Walter Kenneth (Ken) Bryden (April 9, 1916 – December 17, 2001) was a Co-operative Commonwealth Federation/NDP member of the Ontario legislature from 1959 to 1967, an economist, academic, civil servant and author.

==Background==
Bryden was one of two sons born to Walter Bryden, a Presbyterian minister and theologian, and his wife, Violet Naismith Bannatyine.

He grew up in Ontario and Saskatchewan and earned a BA (1937), MA (1940) and PhD (1969) from the University of Toronto as well as a BA from Oxford University in 1939.

An economist by training, Bryden worked for the federal Department of Labour during World War II.

==Politics==
He was an early supporter and strategist for the CCF federally, in Ontario and Saskatchewan.
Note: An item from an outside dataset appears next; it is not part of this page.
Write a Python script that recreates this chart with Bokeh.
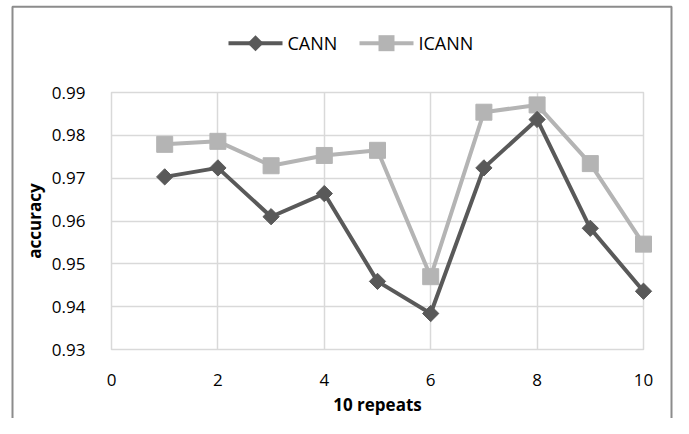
import math
from bokeh.plotting import figure
from bokeh.models import FixedTicker, PrintfTickFormatter, Range1d
from bokeh.core.properties import value
from bokeh.embed import file_html
from bokeh.resources import INLINE

repeats = [1, 2, 3, 4, 5, 6, 7, 8, 9, 10]
cann = [0.9703, 0.9724, 0.9610, 0.9664, 0.9459, 0.9384, 0.9724, 0.9837, 0.9583, 0.9436]
icann = [0.9779, 0.9786, 0.9729, 0.9753, 0.9765, 0.9470, 0.9854, 0.9871, 0.9734, 0.9546]
series_names = ["CANN", "ICANN"]
x_ticks = [0, 2, 4, 6, 8, 10]
y_ticks = [0.93, 0.94, 0.95, 0.96, 0.97, 0.98, 0.99]

FONT = "Open Sans"
DARK = "#595959"
LIGHT = "#b4b4b4"
GRID = "#d9d9d9"

W, H = 673, 418
BL, BR, BT, BB = 111, 30, 92, 68
X0, X1, Y0, Y1 = 0, 10, 0.93, 0.99

p = figure(width=W, height=H, output_backend="svg", toolbar_location=None,
           x_range=Range1d(X0, X1), y_range=Range1d(Y0, Y1),
           min_border_left=BL, min_border_right=BR, min_border_top=BT, min_border_bottom=BB)
p.background_fill_color = "white"
p.border_fill_color = "white"
p.outline_line_color = GRID
p.outline_line_width = 1.5

# pixel -> data helpers (for decorations outside the frame)
fw, fh = W - BL - BR, H - BT - BB
def dx(px):
    return X0 + (px - BL) / fw * (X1 - X0)
def dy(py):
    return Y0 + (H - BB - py) / fh * (Y1 - Y0)

# outer chart border (decoration)
p.line([dx(12), dx(12), dx(W - 2), dx(W - 2)], [dy(H + 20), dy(6), dy(6), dy(H + 20)],
       line_color="#8c8c8c", line_width=2, level="overlay")

p.xaxis.ticker = FixedTicker(ticks=x_ticks)
p.yaxis.ticker = FixedTicker(ticks=y_ticks)
p.xgrid.ticker = FixedTicker(ticks=x_ticks)
p.ygrid.ticker = FixedTicker(ticks=y_ticks)
p.yaxis.formatter = PrintfTickFormatter(format="%.2f")
p.xaxis.formatter = PrintfTickFormatter(format="%d")
for g in (p.xgrid, p.ygrid):
    g.grid_line_color = GRID
    g.grid_line_width = 1.5
for ax in (p.xaxis, p.yaxis):
    ax.axis_line_color = None
    ax.major_tick_line_color = None
    ax.minor_tick_line_color = None
    ax.major_label_text_font = FONT
    ax.major_label_text_font_size = "17px"
    ax.major_label_text_color = "#000000"
    ax.axis_label_text_font = FONT
    ax.axis_label_text_font_size = "17px"
    ax.axis_label_text_font_style = "bold"
    ax.axis_label_text_color = "#000000"
p.xaxis.axis_label = "10 repeats"
p.yaxis.axis_label = "accuracy"
p.xaxis.major_label_standoff = 18
p.yaxis.major_label_standoff = 20
p.xaxis.axis_label_standoff = 4
p.yaxis.axis_label_standoff = 3

p.line(repeats, icann, line_color=LIGHT, line_width=4)
p.scatter(repeats, icann, marker="square", size=16,
          fill_color=LIGHT, line_color=LIGHT, level="overlay")
p.line(repeats, cann, line_color=DARK, line_width=4, level="overlay")
p.scatter(repeats, cann, marker="square", angle=math.pi / 4, size=11.5,
          fill_color=DARK, line_color=DARK, level="overlay")

# legend (drawn above the plot frame)
LY = 42.5
for name, x_start, col, diamond in [(series_names[0], 228, DARK, True),
                                    (series_names[1], 359, LIGHT, False)]:
    p.line([dx(x_start), dx(x_start + 54)], [dy(LY), dy(LY)],
           line_color=col, line_width=4, level="overlay")
    cx = x_start + 27
    if diamond:
        # rotated square drawn as a thick butt-capped diagonal stroke
        p.line([dx(cx - 4), dx(cx + 4)], [dy(LY + 4), dy(LY - 4)],
               line_color=col, line_width=11.3, line_cap="butt", level="overlay")
    else:
        p.line([dx(cx - 8), dx(cx + 8)], [dy(LY), dy(LY)],
               line_color=col, line_width=16, line_cap="butt", level="overlay")
    p.text([dx(x_start + 59)], [dy(LY)], text=[name], text_font=value(FONT), text_font_size="18px",
           text_color="#000000", text_baseline="middle", text_align="left", level="overlay")

open("out.html", "w").write(file_html(p, INLINE))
Following the election of the first CCF government in North America, in Saskatchewan, in 1944, Saskatchewan CCF Premier Tommy Douglas appointed Bryden deputy minister of labour. Bryden drafted most of the province's labour laws which American union organizer Walter Reuther called the most advanced legislation in all of North America.
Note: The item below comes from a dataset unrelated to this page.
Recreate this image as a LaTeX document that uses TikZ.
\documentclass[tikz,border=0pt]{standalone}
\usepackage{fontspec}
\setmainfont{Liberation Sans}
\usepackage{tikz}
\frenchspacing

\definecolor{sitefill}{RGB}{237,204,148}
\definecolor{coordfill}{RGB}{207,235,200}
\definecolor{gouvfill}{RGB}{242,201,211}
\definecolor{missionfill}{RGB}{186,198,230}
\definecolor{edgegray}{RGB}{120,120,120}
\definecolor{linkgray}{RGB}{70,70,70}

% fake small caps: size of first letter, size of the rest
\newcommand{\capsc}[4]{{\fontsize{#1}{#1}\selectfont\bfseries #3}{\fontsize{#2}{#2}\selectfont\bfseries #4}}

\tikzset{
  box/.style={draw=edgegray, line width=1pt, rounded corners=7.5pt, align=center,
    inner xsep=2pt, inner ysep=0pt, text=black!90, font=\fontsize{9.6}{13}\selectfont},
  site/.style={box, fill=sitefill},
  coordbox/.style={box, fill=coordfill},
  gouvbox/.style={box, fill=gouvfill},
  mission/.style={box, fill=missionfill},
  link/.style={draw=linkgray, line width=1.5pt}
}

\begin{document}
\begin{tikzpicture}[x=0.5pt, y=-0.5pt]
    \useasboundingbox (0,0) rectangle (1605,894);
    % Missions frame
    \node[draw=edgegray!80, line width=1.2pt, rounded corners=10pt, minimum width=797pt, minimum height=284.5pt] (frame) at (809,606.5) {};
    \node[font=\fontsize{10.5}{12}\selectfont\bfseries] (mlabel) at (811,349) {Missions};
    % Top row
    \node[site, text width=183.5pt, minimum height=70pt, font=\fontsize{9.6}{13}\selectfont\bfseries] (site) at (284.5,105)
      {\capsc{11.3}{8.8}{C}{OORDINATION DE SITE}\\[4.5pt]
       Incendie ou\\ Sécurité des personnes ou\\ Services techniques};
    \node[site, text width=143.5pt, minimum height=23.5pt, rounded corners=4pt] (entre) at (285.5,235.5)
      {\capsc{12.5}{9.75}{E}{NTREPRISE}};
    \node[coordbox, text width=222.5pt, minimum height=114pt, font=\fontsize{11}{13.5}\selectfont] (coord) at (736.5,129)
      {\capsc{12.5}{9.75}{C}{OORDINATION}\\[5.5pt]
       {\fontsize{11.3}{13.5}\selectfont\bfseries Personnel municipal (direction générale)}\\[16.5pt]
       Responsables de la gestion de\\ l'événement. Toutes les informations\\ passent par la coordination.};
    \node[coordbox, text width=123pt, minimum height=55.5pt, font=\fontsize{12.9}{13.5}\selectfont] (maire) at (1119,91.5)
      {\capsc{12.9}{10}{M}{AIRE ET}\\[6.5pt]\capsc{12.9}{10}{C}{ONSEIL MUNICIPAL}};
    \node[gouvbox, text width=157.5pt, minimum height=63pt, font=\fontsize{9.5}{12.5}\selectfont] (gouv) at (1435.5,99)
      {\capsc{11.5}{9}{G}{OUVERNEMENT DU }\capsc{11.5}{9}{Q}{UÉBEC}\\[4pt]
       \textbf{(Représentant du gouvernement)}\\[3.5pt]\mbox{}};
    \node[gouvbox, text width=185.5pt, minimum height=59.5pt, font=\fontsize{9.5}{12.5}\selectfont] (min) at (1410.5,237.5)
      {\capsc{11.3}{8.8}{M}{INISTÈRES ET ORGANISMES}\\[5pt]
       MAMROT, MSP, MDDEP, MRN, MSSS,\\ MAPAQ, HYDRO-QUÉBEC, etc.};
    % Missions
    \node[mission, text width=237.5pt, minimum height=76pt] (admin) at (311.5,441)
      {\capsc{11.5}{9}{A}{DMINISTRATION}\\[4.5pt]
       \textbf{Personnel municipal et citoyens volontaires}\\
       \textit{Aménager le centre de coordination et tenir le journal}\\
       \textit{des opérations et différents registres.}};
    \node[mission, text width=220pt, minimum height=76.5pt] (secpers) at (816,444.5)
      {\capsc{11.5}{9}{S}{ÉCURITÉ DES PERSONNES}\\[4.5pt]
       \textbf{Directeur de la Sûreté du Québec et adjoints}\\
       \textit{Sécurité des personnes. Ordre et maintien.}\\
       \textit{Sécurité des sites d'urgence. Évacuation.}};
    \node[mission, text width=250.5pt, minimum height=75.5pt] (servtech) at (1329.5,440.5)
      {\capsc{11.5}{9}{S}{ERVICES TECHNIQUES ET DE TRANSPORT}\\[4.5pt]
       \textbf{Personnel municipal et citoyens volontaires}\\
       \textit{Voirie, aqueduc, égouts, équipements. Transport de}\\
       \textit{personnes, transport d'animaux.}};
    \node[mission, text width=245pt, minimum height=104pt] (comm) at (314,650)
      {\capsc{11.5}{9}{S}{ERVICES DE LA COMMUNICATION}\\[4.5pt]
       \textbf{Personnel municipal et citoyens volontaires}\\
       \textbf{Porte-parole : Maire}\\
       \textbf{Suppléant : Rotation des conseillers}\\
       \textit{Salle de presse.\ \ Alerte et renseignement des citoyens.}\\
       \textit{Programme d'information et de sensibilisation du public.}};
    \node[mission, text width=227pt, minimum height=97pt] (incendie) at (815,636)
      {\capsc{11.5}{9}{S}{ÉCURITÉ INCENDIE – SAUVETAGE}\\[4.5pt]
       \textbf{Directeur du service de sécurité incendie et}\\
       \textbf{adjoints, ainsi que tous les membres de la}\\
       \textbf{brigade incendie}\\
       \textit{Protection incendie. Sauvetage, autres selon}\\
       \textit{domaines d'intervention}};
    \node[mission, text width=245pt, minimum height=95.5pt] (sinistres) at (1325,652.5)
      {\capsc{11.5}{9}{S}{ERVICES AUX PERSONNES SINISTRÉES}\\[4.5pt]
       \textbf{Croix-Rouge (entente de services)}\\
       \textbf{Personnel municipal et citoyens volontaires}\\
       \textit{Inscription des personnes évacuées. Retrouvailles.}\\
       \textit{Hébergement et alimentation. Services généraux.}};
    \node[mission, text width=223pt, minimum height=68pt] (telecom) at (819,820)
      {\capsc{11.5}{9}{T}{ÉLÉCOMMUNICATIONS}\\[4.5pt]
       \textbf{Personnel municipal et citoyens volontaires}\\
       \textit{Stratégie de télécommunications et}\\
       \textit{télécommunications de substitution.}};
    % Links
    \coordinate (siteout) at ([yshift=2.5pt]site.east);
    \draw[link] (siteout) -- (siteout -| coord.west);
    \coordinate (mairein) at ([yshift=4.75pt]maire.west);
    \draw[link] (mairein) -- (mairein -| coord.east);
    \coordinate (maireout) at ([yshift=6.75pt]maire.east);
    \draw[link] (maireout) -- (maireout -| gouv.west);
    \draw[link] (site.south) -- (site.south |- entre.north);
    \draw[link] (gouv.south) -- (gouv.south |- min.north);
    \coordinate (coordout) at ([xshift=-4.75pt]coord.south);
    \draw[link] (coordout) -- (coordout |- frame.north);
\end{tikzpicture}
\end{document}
In 1949, he moved to Ontario to become first director of research for the party's caucus in the Ontario legislature and became the party's provincial secretary in 1951.
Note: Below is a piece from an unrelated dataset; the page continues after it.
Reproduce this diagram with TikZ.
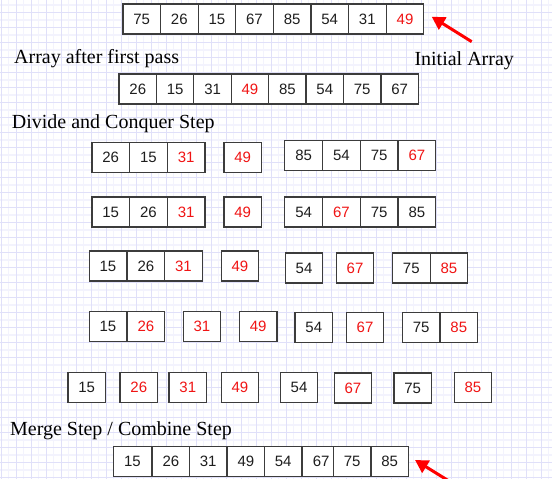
\documentclass[tikz,border=0pt]{standalone}
\usepackage{fontspec}
\setmainfont{Liberation Serif}
\newfontfamily\numfont{Liberation Sans}
\usetikzlibrary{arrows.meta}
\definecolor{gridmaj}{RGB}{224,224,249}
\definecolor{gridmin}{RGB}{243,243,253}
\definecolor{boxc}{RGB}{60,60,60}
\definecolor{numc}{RGB}{30,30,30}
\definecolor{redc}{RGB}{240,20,20}
\definecolor{arrowred}{RGB}{255,0,0}
\begin{document}
\begin{tikzpicture}[x=1pt,y=-1pt,
  cell/.style={draw=boxc,line width=1.2pt,fill=white,minimum width=37.6pt,minimum height=30pt,inner sep=0pt,outer sep=0pt,anchor=north west,font=\numfont\fontsize{15}{18}\selectfont,text=numc},
  hl/.style={text=redc},
  lbl/.style={anchor=base west,inner sep=0pt,font=\fontsize{20}{24}\selectfont},
  redarrow/.style={draw=arrowred,line width=3pt,-{Triangle[length=13pt,width=14pt]}}]
\useasboundingbox (0,0) rectangle (552,479);
\begin{scope}
\clip (0,0) rectangle (552,479);
\fill[white] (0,0) rectangle (552,479);
\foreach \i in {0,...,37} {
  \draw[gridmin,line width=1.6pt] ({8.5+15*\i},0) -- ({8.5+15*\i},479);
  \draw[gridmin,line width=1.6pt] (0,{4.8+15*\i}) -- (552,{4.8+15*\i});
}
\foreach \i in {0,...,37} {
  \draw[gridmaj,line width=0.9pt] ({1+15*\i},0) -- ({1+15*\i},479);
  \draw[gridmaj,line width=0.9pt] (0,{-2.7+15*\i}) -- (552,{-2.7+15*\i});
}

% initial array
\node[cell] (t1) at (122.9,4) {75};
\node[cell] (t2) at (160.5,4) {26};
\node[cell] (t3) at (198.1,4) {15};
\node[cell] (t4) at (235.7,4) {67};
\node[cell] (t5) at (273.3,4) {85};
\node[cell] (t6) at (310.9,4) {54};
\node[cell] (t7) at (348.5,4) {31};
\node[cell,hl] (t8) at (386.2,4) {49};

% after first pass
\node[cell] (s1) at (119,74) {26};
\node[cell] (s2) at (156.4,74) {15};
\node[cell] (s3) at (193.8,74) {31};
\node[cell,hl] (s4) at (231.2,74) {49};
\node[cell] (s5) at (268.6,74) {85};
\node[cell] (s6) at (306,74) {54};
\node[cell] (s7) at (343.4,74) {75};
\node[cell] (s8) at (380.9,74) {67};

% divide row 1
\node[cell] (a1) at (91.9,142.3) {26};
\node[cell] (a2) at (129.7,142.3) {15};
\node[cell,hl] (a3) at (167.3,142.3) {31};
\node[cell,hl] (a4) at (223.9,142.3) {49};
\node[cell] (a5) at (284.8,140.5) {85};
\node[cell] (a6) at (322.6,140.5) {54};
\node[cell] (a7) at (360.4,140.5) {75};
\node[cell,hl] (a8) at (398.1,140.5) {67};

% divide row 2
\node[cell] (b1) at (91.9,197) {15};
\node[cell] (b2) at (129.7,197) {26};
\node[cell,hl] (b3) at (167.3,197) {31};
\node[cell,hl] (b4) at (223.9,197) {49};
\node[cell] (b5) at (284.8,197) {54};
\node[cell,hl] (b6) at (322.6,197) {67};
\node[cell] (b7) at (360.4,197) {75};
\node[cell] (b8) at (398.1,197) {85};

% divide row 3
\node[cell] (c1) at (89.1,251) {15};
\node[cell] (c2) at (127.1,251) {26};
\node[cell,hl] (c3) at (164.6,251) {31};
\node[cell,hl] (c4) at (221.1,251) {49};
\node[cell] (c5) at (285.2,253) {54};
\node[cell,hl] (c6) at (336.2,253) {67};
\node[cell] (c7) at (392.5,253) {75};
\node[cell,hl] (c8) at (430.1,253) {85};

% divide row 4
\node[cell] (d1) at (89.1,311.7) {15};
\node[cell,hl] (d2) at (127.1,311.7) {26};
\node[cell,hl] (d3) at (183.1,311.7) {31};
\node[cell,hl] (d4) at (239.4,311.7) {49};
\node[cell] (d5) at (295,312.7) {54};
\node[cell,hl] (d6) at (346.2,312.7) {67};
\node[cell] (d7) at (402.4,312.7) {75};
\node[cell,hl] (d8) at (440,312.7) {85};

% divide row 5
\node[cell] (e1) at (67.9,372.3) {15};
\node[cell,hl] (e2) at (120,372.3) {26};
\node[cell,hl] (e3) at (169,372.3) {31};
\node[cell,hl] (e4) at (221.1,372.3) {49};
\node[cell] (e5) at (280.2,372.3) {54};
\node[cell,hl] (e6) at (334.1,373) {67};
\node[cell] (e7) at (393.9,373) {75};
\node[cell,hl] (e8) at (454.1,372.3) {85};

% merged
\node[cell] (f1) at (113.7,446.7) {15};
\node[cell] (f2) at (152.1,446.7) {26};
\node[cell] (f3) at (189.4,446.7) {31};
\node[cell] (f4) at (227.1,446.7) {49};
\node[cell] (f5) at (264.4,446.7) {54};
\node[cell] (f6) at (302.3,446.7) {67};
\node[cell] (f7) at (333.3,446.7) {75};
\node[cell,minimum width=37.3pt] (f8) at (371,446.7) {85};

% labels
\node[lbl] (l1) at (14,63.5) {Array after first pass};
\node[lbl] (l2) at (414.3,65) {Initial Array};
\node[lbl] (l3) at (11.7,128.3) {Divide and Conquer Step};
\node[lbl] (l4) at (9.9,435) {Merge Step / Combine Step};

% arrows
\coordinate (p1tail) at (471.7,41.7);
\coordinate (p1tip) at (431.7,16.7);
\draw[redarrow] (p1tail) -- (p1tip);
\coordinate (p2tail) at (457,486);
\coordinate (p2tip) at (415,460);
\draw[redarrow] (p2tail) -- (p2tip);
\end{scope}
\end{tikzpicture}
\end{document}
He was first elected to the Ontario legislature in the 1959 provincial election representing the riding of Woodbine in Toronto's east end and became deputy leader of the party under Donald C. MacDonald. He was re-elected in 1963 before retiring in 1967. As a Member of Provincial Parliament, Bryden advocated the creation of the Ontario Health Insurance Plan, opposed the creation of the Provincial Sales Tax and supported expansion of Toronto's subway system. Using their own money, Bryden and his federal counterpart Andrew Brewin opened the first constituency office in Canada.

His wife, Marion Bryden, went on to serve as an MPP in the successor riding of Beaches—Woodbine from 1975 to 1990.

Bryden was one of the forces behind the creation of the New Democratic Party of Canada in 1961. as a merger of the CCF and the Canadian Labour Congress, and drafted its constitution and helped draft its program with David Lewis, Brewin and F. R. Scott.

As a political strategist, Bryden introduced the concept of door-to-door canvassing to Canada, which soon became a standard technique for all parties. Historian Desmond Morton once characterized him as "the shrewdest political mind in the party."

==Later life==
After leaving the legislature, Bryden earned his PhD at the University of Toronto and then joined the faculty and taught political economy at the University of Toronto until his retirement in 1984. He remained active in community life, serving as president of the Confederation of Resident and Ratepayers Associations and lobbying against the bulldozing of neighbourhoods to create high-rises and expressways and, in the mid-1990s, lobbied against the amalgamation of the city of Toronto.